We spoke to the creator/director duo via Skype to find out all about their and Ivandoe’s adventure.
A cozy fairytale world
The directors describe the show as an adventure in a fairytale world with a small, cozy feeling. The location and feel were heavily inspired by Scandinavian nature and culture, like author Astrid Lindgren’s Pippi Longstocking and Ronia the Robber’s Daughter, the Finnish Moomins, and old Danish folk tales. “We tried to give a Scandinavian touch to Prince Ivandoe – visually, but also in the tone and the humor,” Bøving-Andersen says. “So [Ivandoe’s forest] is not like a huge American forest. It’s more closed and has dense areas, where Ivandoe and Bert just walk around and meet a lot of strange characters.”
Prince Ivandoe’s team and pipeline were set up especially for the show at Copenhagen-based studio Sun Creature. When asked what European creators bring to the network, Wallberg suggested that Europeans “have a different point of view.”
Europeans’ stories and the way they are told, added Bøving-Andersen, will inevitably be different because Europeans have a different catalog of influences in their minds. “[As Danish people] we grew up with different kids’ books, shows, and films…So our references are different from a person in the U.S., or even the U.K. or France.” Ivandoe, both directors affirmed, would be a different show had it been made in another country or with another team.
Mixing cut-out, 2d, and miniature sets
The show’s 2d characters are set against a backdrop of miniature sets, made almost purely from natural materials, like twigs and herbs. “We felt that when you build these forests with the miniature sets, you get so much stuff for free that you can’t fake,” Bøving-Andersen explains. “You get the atmosphere, all the imperfections… You get all the natural light, shadow, and depth, and all the textures… It just gives it a very unique feeling. And it also, somehow, gives it more of a weird feeling. It feels more fairytale-ish.”

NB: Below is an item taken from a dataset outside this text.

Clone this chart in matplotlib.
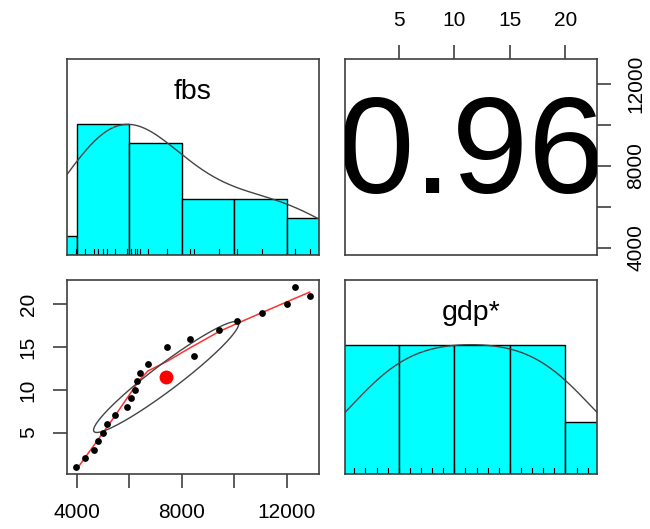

There’s another feeling the sets bring to the show, the co-creator says: the forest with its characters feels a bit like a garden with small toy figures. “You play around with the little figures in the garden and it feels like a big forest, a big world…That playful adventurous feeling, that’s what we wanted to achieve with the sets and the small characters walking around.”

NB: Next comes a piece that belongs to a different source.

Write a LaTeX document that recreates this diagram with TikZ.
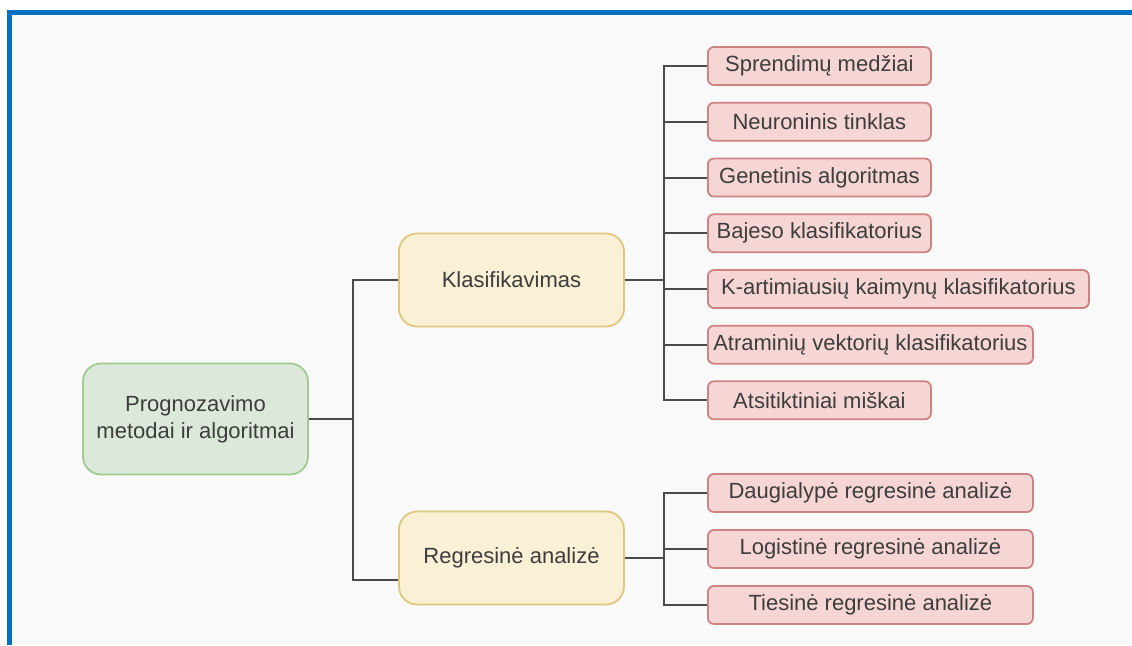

About the animation technique, Wallberg explains, “It’s Flash animation – puppeted, but with hand-drawn animation as well.”
Adds Bøving-Andersen, “[This way, the characters] are always on model. It’s a special technique that they developed at The Amazing World of Gumball, that we used in our own way here.”
The clip below shows behind-the-scenes footage of the sets that were constructed for the series:
While Wallberg and Bøving-Andersen worked on Cartoon Networks’ Gumball in London, they heard of an internal pitch opportunity at the network. Cartoon Network wanted to try a new, shorter format that could work online.
“It was a very long process actually,” Bøving-Andersen says, recalling they actually developed six other ideas before Prince Ivandoe. “Prince Ivandoe was just the final pitch.” The creators don’t feel all those pitches were a waste of time though.
Says Bøving-Andersen, “It was very much an organic process where one idea led to another idea, and it really developed. So it was actually very satisfying. We didn’t feel like we wasted any work that we did with all those different pitches or different ideas. It benefited the final idea.”
Similar to the pitching process, the executive notes during production were “a conversation,” says Wallberg.
“We were actually surprised how much creative freedom we got,” continues Bøving-Andersen. “We thought it would be more controlled or restricted or something…Sometimes we had to change a few things, like a few jokes or something, but then we would find a compromise. So it didn’t feel like there was a big network, saying, ‘Do this, do that.’”
Small team, big trust
The whole production team in Copenhagen numbered around 50 people, but on a day-to-day basis, the team was small. “There was a lot of stuff that we figured out along the way, together,” Bøving-Andersen says. “We had a lot of trust in the people around us…We hired people that we knew would have the right taste for the project – people who we knew would understand our humor. … I think the artists had a lot of influence [on the final cartoons] compared to a very big production. I hope they feel the same.”
Being showrunners for the first time was a learning process. Luckily, the creative duo had some valuable directing role models during their prior work experiences: Kyle Balda on the Minions feature, Mic Graves on The Amazing World of Gumball, and Fx Goby at Nexus Productions.
What makes a great director? “It’s taking the time with each person,” Wallberg says. “All the really amazing directors I’ve worked with have that in common. They didn’t rush through things, even though they were probably so busy; they really took the time. It makes you feel appreciated as an artist.”